Turning the percentage into an actual number
Because the deductible is expressed as a percentage rather than a dollar figure, it takes a small calculation to understand what it means in practice. A policy with a percentage deductible applied against the dwelling coverage limit produces a specific dollar threshold that must be met before the policy starts paying out — and because dwelling limits on many homes run well into six figures, that threshold can be considerably higher than the deductible on a standard homeowners claim for something like a burst pipe or wind damage. Reviewing the declarations page for the actual percentage and doing that math against the current dwelling limit is the only reliable way to know the real number.
Why insurers structure it this way
Earthquake risk doesn’t spread out evenly over time the way a small kitchen fire or a stolen bicycle might. A given region can go years or decades without a significant quake, then experience a single event that damages many structures across a wide area simultaneously. A percentage-based deductible helps insurers manage that concentrated risk by making sure a meaningful portion of even a very large loss is absorbed by the policyholder, which in turn helps keep the coverage available and its premium more predictable across the years when no earthquake occurs at all.
What to weigh when comparing policies
Because the percentage can vary between policies and insurers, it’s worth treating it as a core term to compare, not a footnote — the same way an earthquake policy’s separation from ordinary earth movement exclusions is worth understanding on its own.
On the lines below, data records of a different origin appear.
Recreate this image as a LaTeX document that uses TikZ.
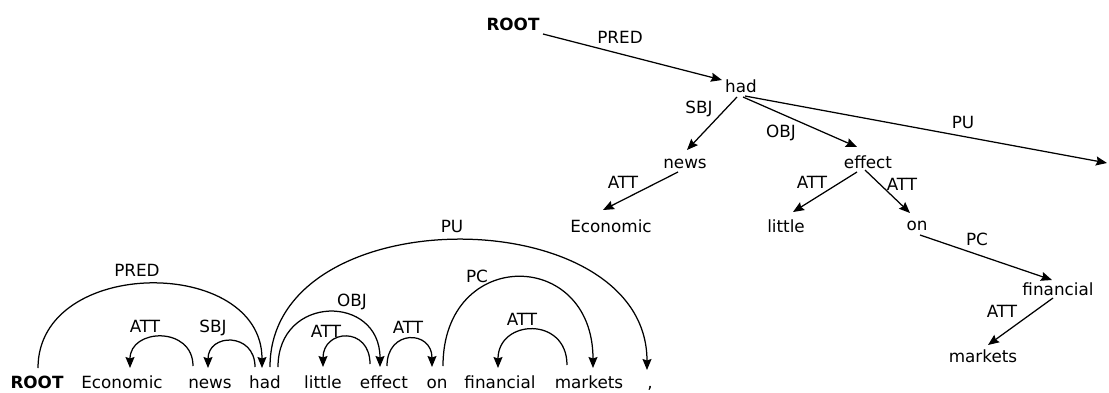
\documentclass[tikz,border=0pt]{standalone}
\usepackage{fontspec}
\setmainfont{DejaVu Sans}
\usetikzlibrary{arrows.meta}
\begin{document}
\begin{tikzpicture}[x=1pt,y=-1pt,
  word/.style={anchor=base,inner sep=0pt,font=\fontsize{16.8}{19}\selectfont},
  rootword/.style={word,font=\fontsize{16.8}{19}\selectfont\bfseries},
  rel/.style={anchor=base,inner sep=0pt,font=\fontsize{16.8}{19}\selectfont},
  dep/.style={line width=1.25pt,-{Stealth[length=11pt,width=9pt,inset=1.5pt]}}]
\useasboundingbox (0,0) rectangle (1109,392);

% ---------- tree view ----------
\node[rootword] (tROOT) at (513,30) {ROOT};
\node[word] (thad) at (741,92) {had};
\node[word] (tnews) at (685,168) {news};
\node[word] (teffect) at (868,168) {effect};
\node[word] (tEconomic) at (611,232) {Economic};
\node[word] (tlittle) at (786,232) {little};
\node[word] (ton) at (917,230) {on};
\node[word] (tfinancial) at (1058,295) {financial};
\node[word] (tmarkets) at (983,362) {markets};
\coordinate (tpunct) at (1107,163);

\draw[dep] ([xshift=30pt,yshift=-4pt]tROOT.base) -- ([xshift=-19pt,yshift=12pt]thad.base);
\draw[dep] ([xshift=-4pt,yshift=-5pt]thad.base) -- ([xshift=2pt,yshift=18pt]tnews.base);
\draw[dep] ([xshift=2pt,yshift=-5pt]thad.base) -- ([xshift=-11pt,yshift=21pt]teffect.base);
\draw[dep] ([xshift=4pt,yshift=-4pt]thad.base) -- (tpunct);
\draw[dep] ([xshift=-7pt,yshift=-4pt]tnews.base) -- ([xshift=-8pt,yshift=22pt]tEconomic.base);
\draw[dep] ([xshift=-11pt,yshift=-4pt]teffect.base) -- ([xshift=7pt,yshift=20pt]tlittle.base);
\draw[dep] ([xshift=-3pt,yshift=-2pt]teffect.base) -- ([xshift=-7pt,yshift=17pt]ton.base);
\draw[dep] ([xshift=3pt,yshift=-5pt]ton.base) -- ([xshift=-6pt,yshift=15pt]tfinancial.base);
\draw[dep] ([xshift=-5pt,yshift=-3pt]tfinancial.base) -- ([xshift=5pt,yshift=17pt]tmarkets.base);

\node[rel] (tlPRED) at (620,43) {PRED};
\node[rel] (tlSBJ) at (699,113) {SBJ};
\node[rel] (tlOBJ) at (781,137) {OBJ};
\node[rel] (tlPU) at (963,128) {PU};
\node[rel] (tlATTa) at (623,188) {ATT};
\node[rel] (tlATTb) at (812,188) {ATT};
\node[rel] (tlATTc) at (902,190) {ATT};
\node[rel] (tlPC) at (977,245) {PC};
\node[rel] (tlATTd) at (1002,317) {ATT};

% ---------- arc view ----------
\node[rootword] (bROOT) at (37,388) {ROOT};
\node[word] (bEconomic) at (122,388) {Economic};
\node[word] (bnews) at (210,388) {news};
\node[word] (bhad) at (265,388) {had};
\node[word] (blittle) at (323,388) {little};
\node[word] (beffect) at (384,388) {effect};
\node[word] (bon) at (437,388) {on};
\node[word] (bfinancial) at (500,388) {financial};
\node[word] (bmarkets) at (589,388) {markets};
\node[word] (bpunct) at (650,388) {,};

\draw[dep] ([xshift=1pt,yshift=20pt]bROOT.base) .. controls +(0,-112) and +(0,-112) .. ([xshift=-3pt,yshift=20pt]bhad.base);
\draw[dep] ([xshift=-17pt,yshift=22pt]bnews.base) .. controls +(0,-40) and +(0,-40) .. ([xshift=8pt,yshift=20pt]bEconomic.base);
\draw[dep] ([xshift=-10pt,yshift=21pt]bhad.base) .. controls +(0,-35) and +(0,-35) .. ([xshift=-2pt,yshift=20pt]bnews.base);
\draw[dep] ([xshift=5pt,yshift=21pt]bhad.base) .. controls +(0,-171) and +(0,-171) .. ([xshift=-3pt,yshift=18pt]bpunct.base);
\draw[dep] ([xshift=13pt,yshift=21pt]bhad.base) .. controls +(0,-73) and +(0,-73) .. ([xshift=-4pt,yshift=21pt]beffect.base);
\draw[dep] ([xshift=-14pt,yshift=24pt]beffect.base) .. controls +(0,-38) and +(0,-38) .. ([xshift=0pt,yshift=21pt]blittle.base);
\draw[dep] ([xshift=3pt,yshift=22pt]beffect.base) .. controls +(0,-37) and +(0,-37) .. ([xshift=-5pt,yshift=21pt]bon.base);
\draw[dep] ([xshift=6pt,yshift=22pt]bon.base) .. controls +(0,-119) and +(0,-120) .. ([xshift=4pt,yshift=20pt]bmarkets.base);
\draw[dep] ([xshift=-22pt,yshift=23pt]bmarkets.base) .. controls +(0,-49) and +(0,-49) .. ([xshift=-2pt,yshift=20pt]bfinancial.base);

\node[rel] (blPRED) at (137,276) {PRED};
\node[rel] (blATTa) at (145,332) {ATT};
\node[rel] (blSBJ) at (213,332) {SBJ};
\node[rel] (blPU) at (452,232) {PU};
\node[rel] (blOBJ) at (352,306) {OBJ};
\node[rel] (blATTb) at (326,337) {ATT};
\node[rel] (blATTc) at (408,333) {ATT};
\node[rel] (blPC) at (477,282) {PC};
\node[rel] (blATTd) at (522,325) {ATT};
\end{tikzpicture}
\end{document}
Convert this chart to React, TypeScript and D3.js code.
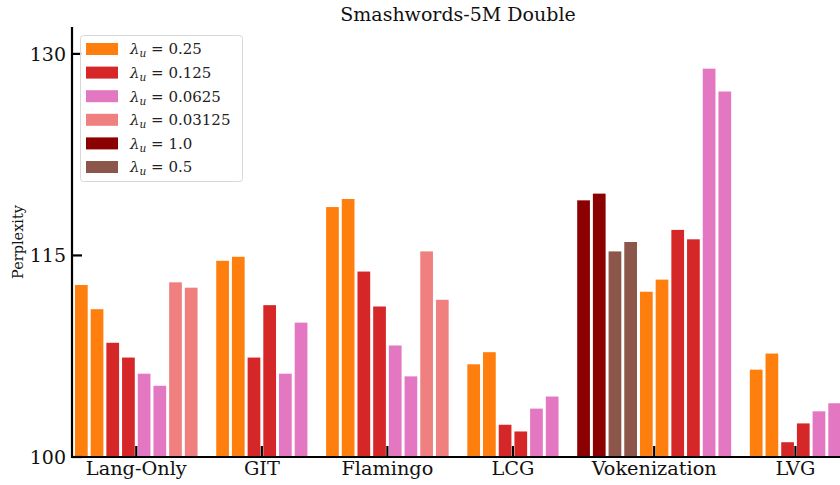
import React from "react";
import * as d3 from "d3";

// lambda_u values shown in the legend, and their colours
const seriesKeys = ["0.25", "0.125", "0.0625", "0.03125", "1.0", "0.5"];
const seriesColors = ["#ff7f0e", "#d62728", "#e377c2", "#f08080", "#8b0000", "#8c564b"];

const categories = ["Lang-Only", "GIT", "Flamingo", "LCG", "Vokenization", "LVG"];

// each series has two bars per model, listed in drawing order
const langOnlySeries = ["0.25", "0.125", "0.0625", "0.03125"];
const langOnlyValues = [112.8, 111.0, 108.5, 107.4, 106.2, 105.3, 113.0, 112.6];

const gitSeries = ["0.25", "0.125", "0.0625"];
const gitValues = [114.6, 114.9, 107.4, 111.3, 106.2, 110.0];

const flamingoSeries = ["0.25", "0.125", "0.0625", "0.03125"];
const flamingoValues = [118.6, 119.2, 113.8, 111.2, 108.3, 106.0, 115.3, 111.7];

const lcgSeries = ["0.25", "0.125", "0.0625"];
const lcgValues = [106.9, 107.8, 102.4, 101.9, 103.6, 104.5];

const vokenizationSeries = ["1.0", "0.5", "0.25", "0.125", "0.0625"];
const vokenizationValues = [119.1, 119.6, 115.3, 116.0, 112.3, 113.2, 116.9, 116.2, 128.9, 127.2];

const lvgSeries = ["0.25", "0.125", "0.0625"];
const lvgValues = [106.5, 107.7, 101.1, 102.5, 103.4, 104.0];

const groupSeries = [langOnlySeries, gitSeries, flamingoSeries, lcgSeries, vokenizationSeries, lvgSeries];
const groupValues = [langOnlyValues, gitValues, flamingoValues, lcgValues, vokenizationValues, lvgValues];

const yTicks = [100, 115, 130];

const W = 840;
const H = 485;
const serif = "'DejaVu Serif', serif";

export default function App() {
  const left = 72;
  const right = 844;
  const top = 27;
  const bottom = 457;

  // lay bars into slots, one empty slot between models
  const bars: { slot: number; value: number; key: string; group: number }[] = [];
  const groupSlots: number[][] = [];
  let slot = 0;
  groupValues.forEach((vals, g) => {
    const slots: number[] = [];
    vals.forEach((v, i) => {
      bars.push({ slot, value: v, key: groupSeries[g][Math.floor(i / 2)], group: g });
      slots.push(slot);
      slot++;
    });
    groupSlots.push(slots);
    slot++;
  });
  const nSlots = slot - 1;

  const x = d3
    .scaleBand<number>()
    .domain(d3.range(nSlots))
    .range([left, right])
    .paddingInner(0.19)
    .paddingOuter(0.19);

  const y = d3.scaleLinear().domain([100, 132]).range([bottom, top]);
  const color = d3.scaleOrdinal<string, string>().domain(seriesKeys).range(seriesColors);

  const groupCenter = (g: number) => {
    const s = groupSlots[g];
    return ((x(s[0]) as number) + (x(s[s.length - 1]) as number) + x.bandwidth()) / 2;
  };

  const legendRowH = 23.6;

  return (
    <div style={{ position: "absolute", left: 0, top: 0 }}>
      <svg width={W} height={H} style={{ display: "block", background: "#fff" }}>
        <text x={458} y={21} textAnchor="middle" fontFamily={serif} fontSize={19} fill="#111">
          Smashwords-5M Double
        </text>
        <text
          transform={`translate(23,${(top + bottom) / 2}) rotate(-90)`}
          textAnchor="middle"
          fontFamily={serif}
          fontSize={14.5}
          fill="#111"
        >
          Perplexity
        </text>

        {bars.map((b, i) => (
          <rect
            key={i}
            x={x(b.slot)}
            y={y(b.value)}
            width={x.bandwidth()}
            height={y(100) - y(b.value)}
            fill={color(b.key)}
          />
        ))}

        {/* spines */}
        <line x1={left} x2={left} y1={top} y2={bottom + 1} stroke="#000" strokeWidth={2.2} />
        <line x1={left - 1} x2={W} y1={bottom} y2={bottom} stroke="#000" strokeWidth={2.2} />

        {yTicks.map((t) => (
          <g key={t}>
            <line x1={left} x2={left + 10} y1={y(t)} y2={y(t)} stroke="#000" strokeWidth={2.2} />
            <text x={66} y={y(t)} dy="0.36em" textAnchor="end" fontFamily={serif} fontSize={19} fill="#111">
              {t}
            </text>
          </g>
        ))}

        {categories.map((c, g) => (
          <g key={c}>
            <line
              x1={groupCenter(g)}
              x2={groupCenter(g)}
              y1={bottom}
              y2={bottom - 11}
              stroke="#000"
              strokeWidth={2.2}
            />
            <text x={groupCenter(g)} y={475} textAnchor="middle" fontFamily={serif} fontSize={19.3} fill="#111">
              {c}
            </text>
          </g>
        ))}

        {/* legend */}
        <g>
          <rect x={80.5} y={35.5} width={162} height={146} rx={3} fill="#fff" fillOpacity={0.85} stroke="#d8d8d8" />
          {seriesKeys.map((k, i) => {
            const cy = 49 + i * legendRowH;
            return (
              <g key={k}>
                <rect x={86} y={cy - 6} width={32} height={12} fill={color(k)} />
                <text x={130} y={cy} dy="0.36em" fontFamily={serif} fontSize={15} fill="#222">
                  <tspan fontStyle="italic">λ</tspan>
                  <tspan fontStyle="italic" fontSize={10.5} dy="3">u</tspan>
                  <tspan dy="-3"> = {k}</tspan>
                </text>
              </g>
            );
          })}
        </g>
      </svg>
    </div>
  );
}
A lower percentage generally comes with a higher premium, and a higher percentage lowers the premium but raises the amount that would need to be covered out of pocket after a major event. There’s no single right answer here — it depends on how much of that potential cost a household is positioned to absorb versus how much they’d rather pay for consistently through premiums.
The takeaway
A percentage-based deductible isn’t a technicality — it’s a structural feature that changes how much protection a policy actually provides once dwelling limits are factored in. Calculating the real dollar amount behind the percentage, rather than assuming it behaves like a flat homeowners deductible, gives a clearer picture of what a policy would actually require financially after a serious earthquake, including for something like a manufactured home carrying its own earthquake terms.